* [Your instructions] With the pictures left out, copy the listing below exactly.

* [Dataset extract]

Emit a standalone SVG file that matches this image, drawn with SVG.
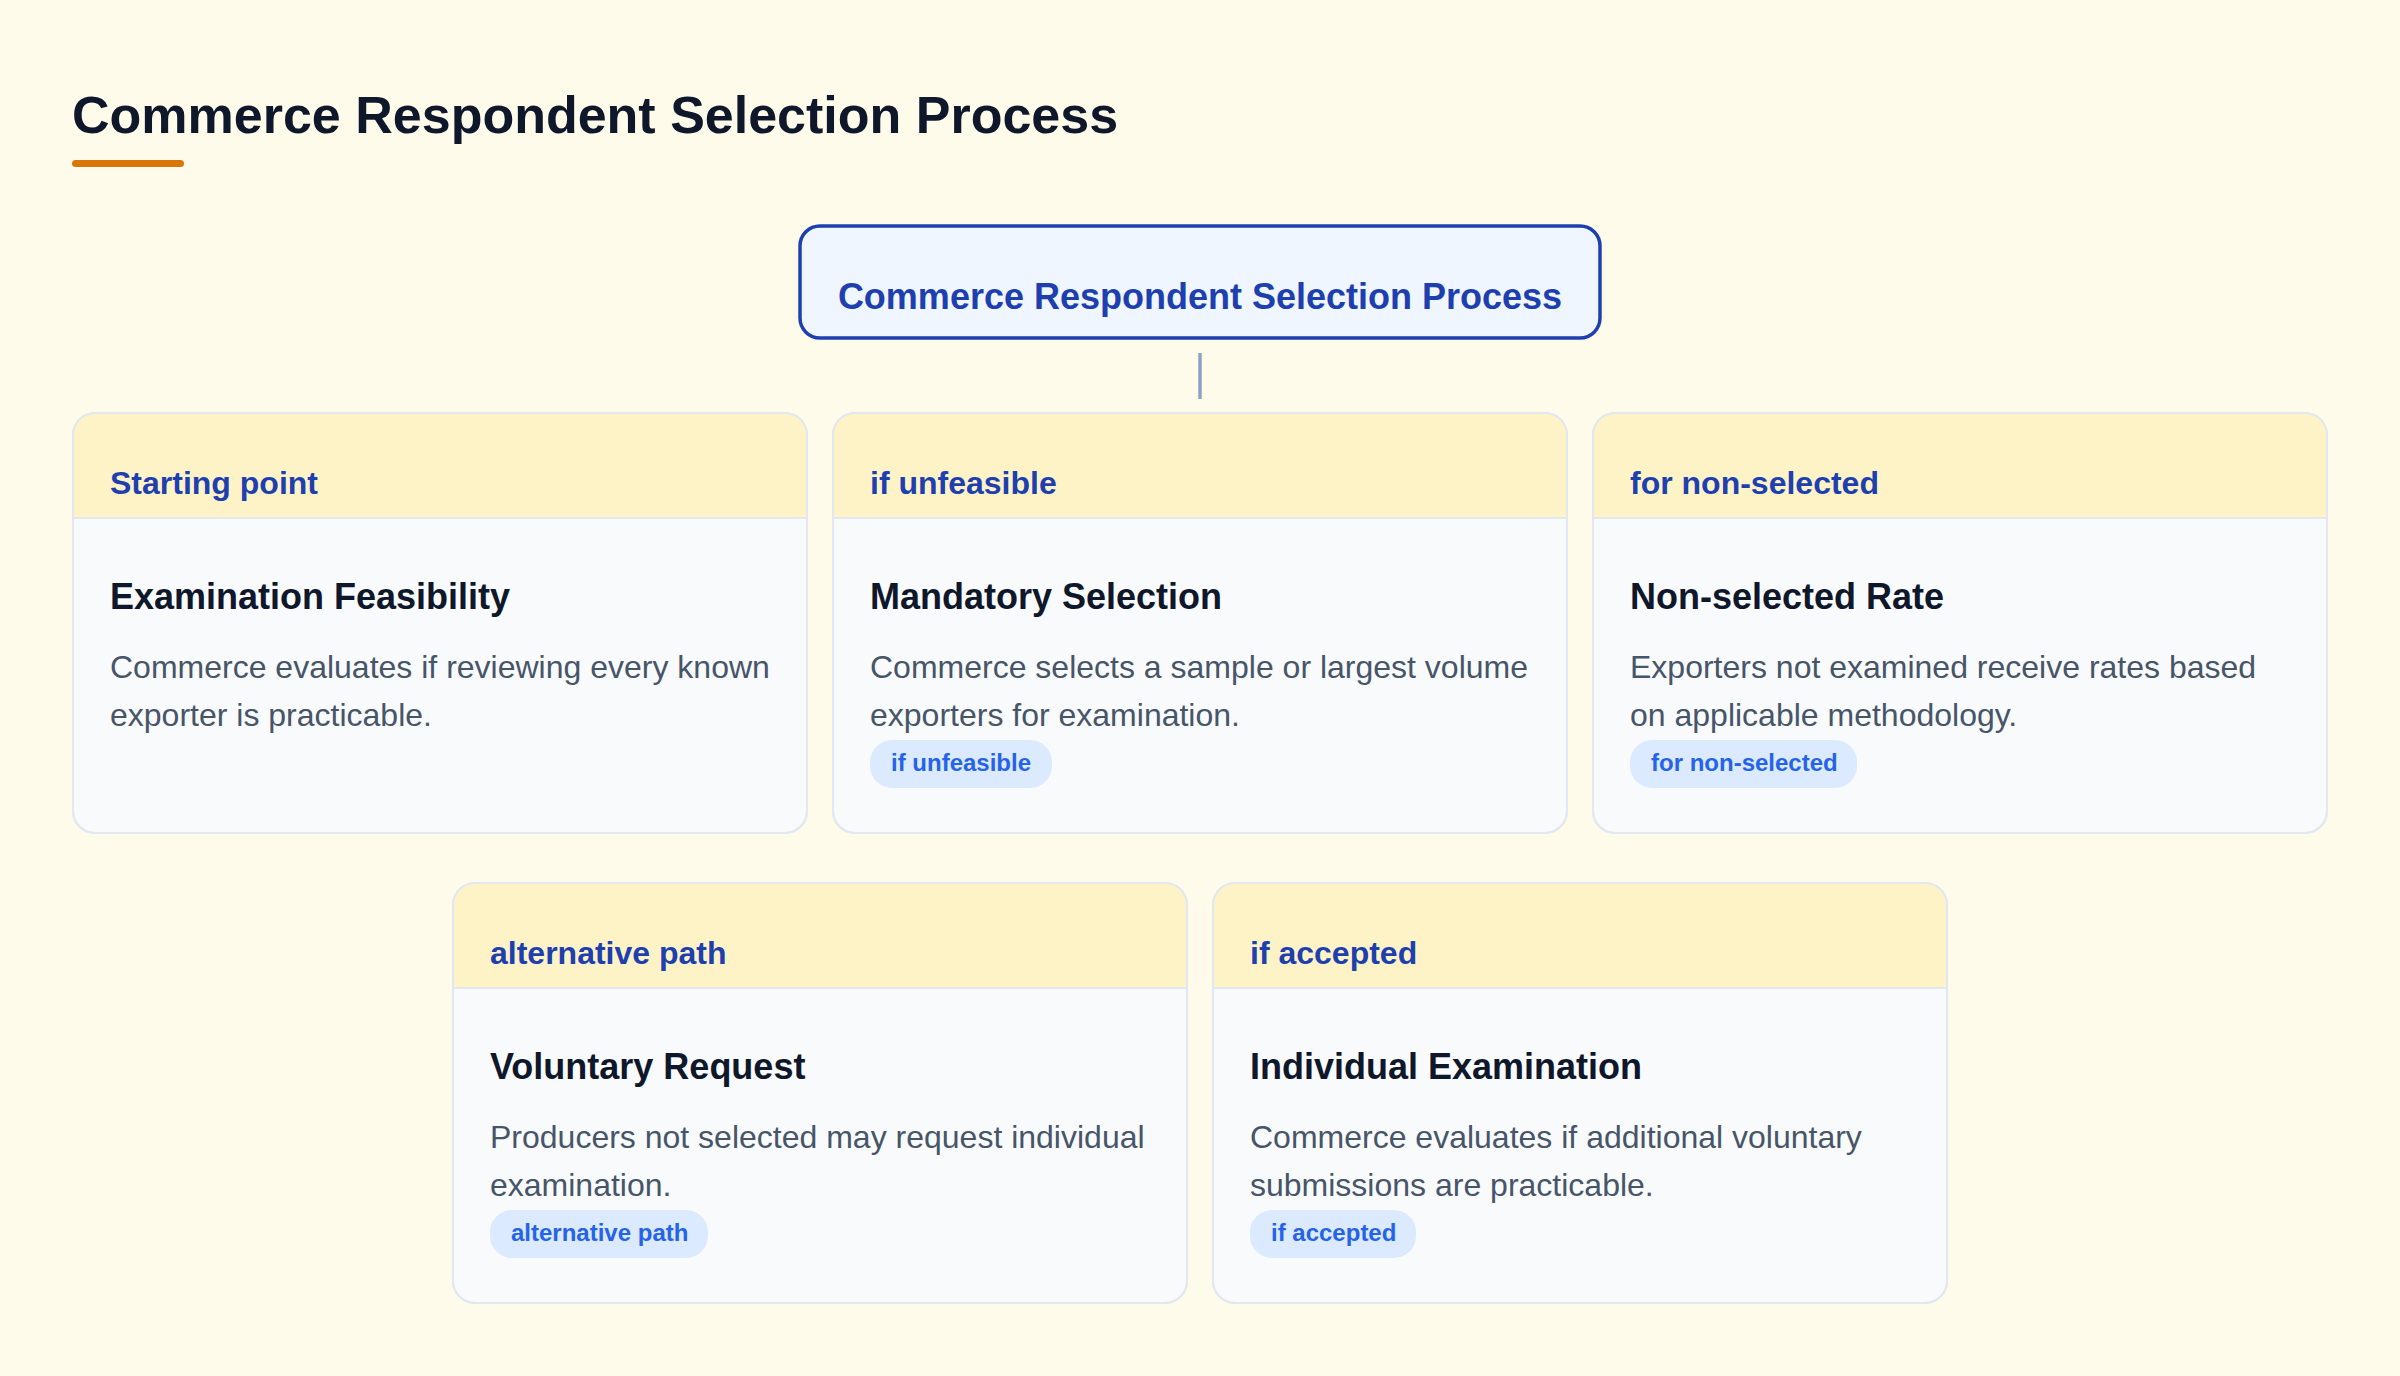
<svg xmlns="http://www.w3.org/2000/svg" width="2400" height="1376" viewBox="0 0 2400 1376">
  <defs>
    <style>
      .bg { fill: #fffbeb; }
      .h1 { font-family: "Liberation Sans", Arial, sans-serif; font-weight: 700; font-size: 52px; fill: #0f172a; }
      .root-box { fill: #eff6ff; stroke: #1e40af; stroke-width: 3.5; }
      .root-text { font-family: "Liberation Sans", Arial, sans-serif; font-weight: 700; font-size: 36px; fill: #1e40af; text-anchor: middle; }
      .card { fill: #f8fafc; stroke: #e2e8f0; stroke-width: 2; }
      .head { fill: #fef3c7; }
      .sep { stroke: #e2e8f0; stroke-width: 2; }
      .htext { font-family: "Liberation Sans", Arial, sans-serif; font-weight: 700; font-size: 32px; fill: #1e40af; }
      .title { font-family: "Liberation Sans", Arial, sans-serif; font-weight: 700; font-size: 36px; fill: #0f172a; }
      .desc { font-family: "Liberation Sans", Arial, sans-serif; font-size: 32px; fill: #475569; }
      .pill { fill: #dbeafe; }
      .ptext { font-family: "Liberation Sans", Arial, sans-serif; font-weight: 700; font-size: 24px; fill: #2563eb; }
      .conn { stroke: #8fa0c6; stroke-width: 3.5; fill: none; }
    </style>
    <clipPath id="c1"><rect x="73" y="413" width="734" height="420" rx="22"/></clipPath>
    <clipPath id="c2"><rect x="833" y="413" width="734" height="420" rx="22"/></clipPath>
    <clipPath id="c3"><rect x="1593" y="413" width="734" height="420" rx="22"/></clipPath>
    <clipPath id="c4"><rect x="453" y="883" width="734" height="420" rx="22"/></clipPath>
    <clipPath id="c5"><rect x="1213" y="883" width="734" height="420" rx="22"/></clipPath>
  </defs>

  <rect class="bg" x="0" y="0" width="2400" height="1376"/>

  <g id="page-title">
    <text class="h1" x="72" y="133">Commerce Respondent Selection Process</text>
    <rect x="72" y="160" width="112" height="7" rx="3.5" fill="#d97706"/>
  </g>

  <g id="connectors">
    <line class="conn" x1="1200" y1="353" x2="1200" y2="399"/>
  </g>

  <g id="root">
    <rect class="root-box" x="800" y="226" width="800" height="112" rx="20"/>
    <text class="root-text" x="1200" y="309">Commerce Respondent Selection Process</text>
  </g>

  <g id="examination-feasibility">
    <rect class="card" x="73" y="413" width="734" height="420" rx="22"/>
    <rect class="head" x="73" y="413" width="734" height="105" clip-path="url(#c1)"/>
    <line class="sep" x1="74" y1="518" x2="806" y2="518"/>
    <rect x="73" y="413" width="734" height="420" rx="22" fill="none" stroke="#e2e8f0" stroke-width="2"/>
    <text class="htext" x="110" y="494">Starting point</text>
    <text class="title" x="110" y="609">Examination Feasibility</text>
    <text class="desc" x="110" y="678">Commerce evaluates if reviewing every known</text>
    <text class="desc" x="110" y="726">exporter is practicable.</text>
  </g>

  <g id="mandatory-selection">
    <rect class="card" x="833" y="413" width="734" height="420" rx="22"/>
    <rect class="head" x="833" y="413" width="734" height="105" clip-path="url(#c2)"/>
    <line class="sep" x1="834" y1="518" x2="1566" y2="518"/>
    <rect x="833" y="413" width="734" height="420" rx="22" fill="none" stroke="#e2e8f0" stroke-width="2"/>
    <text class="htext" x="870" y="494">if unfeasible</text>
    <text class="title" x="870" y="609">Mandatory Selection</text>
    <text class="desc" x="870" y="678">Commerce selects a sample or largest volume</text>
    <text class="desc" x="870" y="726">exporters for examination.</text>
    <rect class="pill" x="870" y="740" width="182" height="48" rx="22"/>
    <text class="ptext" x="891" y="771">if unfeasible</text>
  </g>

  <g id="non-selected-rate">
    <rect class="card" x="1593" y="413" width="734" height="420" rx="22"/>
    <rect class="head" x="1593" y="413" width="734" height="105" clip-path="url(#c3)"/>
    <line class="sep" x1="1594" y1="518" x2="2326" y2="518"/>
    <rect x="1593" y="413" width="734" height="420" rx="22" fill="none" stroke="#e2e8f0" stroke-width="2"/>
    <text class="htext" x="1630" y="494">for non-selected</text>
    <text class="title" x="1630" y="609">Non-selected Rate</text>
    <text class="desc" x="1630" y="678">Exporters not examined receive rates based</text>
    <text class="desc" x="1630" y="726">on applicable methodology.</text>
    <rect class="pill" x="1630" y="740" width="227" height="48" rx="22"/>
    <text class="ptext" x="1651" y="771">for non-selected</text>
  </g>

  <g id="voluntary-request">
    <rect class="card" x="453" y="883" width="734" height="420" rx="22"/>
    <rect class="head" x="453" y="883" width="734" height="105" clip-path="url(#c4)"/>
    <line class="sep" x1="454" y1="988" x2="1186" y2="988"/>
    <rect x="453" y="883" width="734" height="420" rx="22" fill="none" stroke="#e2e8f0" stroke-width="2"/>
    <text class="htext" x="490" y="964">alternative path</text>
    <text class="title" x="490" y="1079">Voluntary Request</text>
    <text class="desc" x="490" y="1148">Producers not selected may request individual</text>
    <text class="desc" x="490" y="1196">examination.</text>
    <rect class="pill" x="490" y="1210" width="218" height="48" rx="22"/>
    <text class="ptext" x="511" y="1241">alternative path</text>
  </g>

  <g id="individual-examination">
    <rect class="card" x="1213" y="883" width="734" height="420" rx="22"/>
    <rect class="head" x="1213" y="883" width="734" height="105" clip-path="url(#c5)"/>
    <line class="sep" x1="1214" y1="988" x2="1946" y2="988"/>
    <rect x="1213" y="883" width="734" height="420" rx="22" fill="none" stroke="#e2e8f0" stroke-width="2"/>
    <text class="htext" x="1250" y="964">if accepted</text>
    <text class="title" x="1250" y="1079">Individual Examination</text>
    <text class="desc" x="1250" y="1148">Commerce evaluates if additional voluntary</text>
    <text class="desc" x="1250" y="1196">submissions are practicable.</text>
    <rect class="pill" x="1250" y="1210" width="166" height="48" rx="22"/>
    <text class="ptext" x="1271" y="1241">if accepted</text>
  </g>
</svg>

* [The reply]
Emit a standalone SVG file that matches this image, drawn with SVG.
<svg xmlns="http://www.w3.org/2000/svg" width="2400" height="1376" viewBox="0 0 2400 1376">
  <defs>
    <style>
      .bg { fill: #fffbeb; }
      .h1 { font-family: "Liberation Sans", Arial, sans-serif; font-weight: 700; font-size: 52px; fill: #0f172a; }
      .root-box { fill: #eff6ff; stroke: #1e40af; stroke-width: 3.5; }
      .root-text { font-family: "Liberation Sans", Arial, sans-serif; font-weight: 700; font-size: 36px; fill: #1e40af; text-anchor: middle; }
      .card { fill: #f8fafc; stroke: #e2e8f0; stroke-width: 2; }
      .head { fill: #fef3c7; }
      .sep { stroke: #e2e8f0; stroke-width: 2; }
      .htext { font-family: "Liberation Sans", Arial, sans-serif; font-weight: 700; font-size: 32px; fill: #1e40af; }
      .title { font-family: "Liberation Sans", Arial, sans-serif; font-weight: 700; font-size: 36px; fill: #0f172a; }
      .desc { font-family: "Liberation Sans", Arial, sans-serif; font-size: 32px; fill: #475569; }
      .pill { fill: #dbeafe; }
      .ptext { font-family: "Liberation Sans", Arial, sans-serif; font-weight: 700; font-size: 24px; fill: #2563eb; }
      .conn { stroke: #8fa0c6; stroke-width: 3.5; fill: none; }
    </style>
    <clipPath id="c1"><rect x="73" y="413" width="734" height="420" rx="22"/></clipPath>
    <clipPath id="c2"><rect x="833" y="413" width="734" height="420" rx="22"/></clipPath>
    <clipPath id="c3"><rect x="1593" y="413" width="734" height="420" rx="22"/></clipPath>
    <clipPath id="c4"><rect x="453" y="883" width="734" height="420" rx="22"/></clipPath>
    <clipPath id="c5"><rect x="1213" y="883" width="734" height="420" rx="22"/></clipPath>
  </defs>

  <rect class="bg" x="0" y="0" width="2400" height="1376"/>

  <g id="page-title">
    <text class="h1" x="72" y="133">Commerce Respondent Selection Process</text>
    <rect x="72" y="160" width="112" height="7" rx="3.5" fill="#d97706"/>
  </g>

  <g id="connectors">
    <line class="conn" x1="1200" y1="353" x2="1200" y2="399"/>
  </g>

  <g id="root">
    <rect class="root-box" x="800" y="226" width="800" height="112" rx="20"/>
    <text class="root-text" x="1200" y="309">Commerce Respondent Selection Process</text>
  </g>

  <g id="examination-feasibility">
    <rect class="card" x="73" y="413" width="734" height="420" rx="22"/>
    <rect class="head" x="73" y="413" width="734" height="105" clip-path="url(#c1)"/>
    <line class="sep" x1="74" y1="518" x2="806" y2="518"/>
    <rect x="73" y="413" width="734" height="420" rx="22" fill="none" stroke="#e2e8f0" stroke-width="2"/>
    <text class="htext" x="110" y="494">Starting point</text>
    <text class="title" x="110" y="609">Examination Feasibility</text>
    <text class="desc" x="110" y="678">Commerce evaluates if reviewing every known</text>
    <text class="desc" x="110" y="726">exporter is practicable.</text>
  </g>

  <g id="mandatory-selection">
    <rect class="card" x="833" y="413" width="734" height="420" rx="22"/>
    <rect class="head" x="833" y="413" width="734" height="105" clip-path="url(#c2)"/>
    <line class="sep" x1="834" y1="518" x2="1566" y2="518"/>
    <rect x="833" y="413" width="734" height="420" rx="22" fill="none" stroke="#e2e8f0" stroke-width="2"/>
    <text class="htext" x="870" y="494">if unfeasible</text>
    <text class="title" x="870" y="609">Mandatory Selection</text>
    <text class="desc" x="870" y="678">Commerce selects a sample or largest volume</text>
    <text class="desc" x="870" y="726">exporters for examination.</text>
    <rect class="pill" x="870" y="740" width="182" height="48" rx="22"/>
    <text class="ptext" x="891" y="771">if unfeasible</text>
  </g>

  <g id="non-selected-rate">
    <rect class="card" x="1593" y="413" width="734" height="420" rx="22"/>
    <rect class="head" x="1593" y="413" width="734" height="105" clip-path="url(#c3)"/>
    <line class="sep" x1="1594" y1="518" x2="2326" y2="518"/>
    <rect x="1593" y="413" width="734" height="420" rx="22" fill="none" stroke="#e2e8f0" stroke-width="2"/>
    <text class="htext" x="1630" y="494">for non-selected</text>
    <text class="title" x="1630" y="609">Non-selected Rate</text>
    <text class="desc" x="1630" y="678">Exporters not examined receive rates based</text>
    <text class="desc" x="1630" y="726">on applicable methodology.</text>
    <rect class="pill" x="1630" y="740" width="227" height="48" rx="22"/>
    <text class="ptext" x="1651" y="771">for non-selected</text>
  </g>

  <g id="voluntary-request">
    <rect class="card" x="453" y="883" width="734" height="420" rx="22"/>
    <rect class="head" x="453" y="883" width="734" height="105" clip-path="url(#c4)"/>
    <line class="sep" x1="454" y1="988" x2="1186" y2="988"/>
    <rect x="453" y="883" width="734" height="420" rx="22" fill="none" stroke="#e2e8f0" stroke-width="2"/>
    <text class="htext" x="490" y="964">alternative path</text>
    <text class="title" x="490" y="1079">Voluntary Request</text>
    <text class="desc" x="490" y="1148">Producers not selected may request individual</text>
    <text class="desc" x="490" y="1196">examination.</text>
    <rect class="pill" x="490" y="1210" width="218" height="48" rx="22"/>
    <text class="ptext" x="511" y="1241">alternative path</text>
  </g>

  <g id="individual-examination">
    <rect class="card" x="1213" y="883" width="734" height="420" rx="22"/>
    <rect class="head" x="1213" y="883" width="734" height="105" clip-path="url(#c5)"/>
    <line class="sep" x1="1214" y1="988" x2="1946" y2="988"/>
    <rect x="1213" y="883" width="734" height="420" rx="22" fill="none" stroke="#e2e8f0" stroke-width="2"/>
    <text class="htext" x="1250" y="964">if accepted</text>
    <text class="title" x="1250" y="1079">Individual Examination</text>
    <text class="desc" x="1250" y="1148">Commerce evaluates if additional voluntary</text>
    <text class="desc" x="1250" y="1196">submissions are practicable.</text>
    <rect class="pill" x="1250" y="1210" width="166" height="48" rx="22"/>
    <text class="ptext" x="1271" y="1241">if accepted</text>
  </g>
</svg>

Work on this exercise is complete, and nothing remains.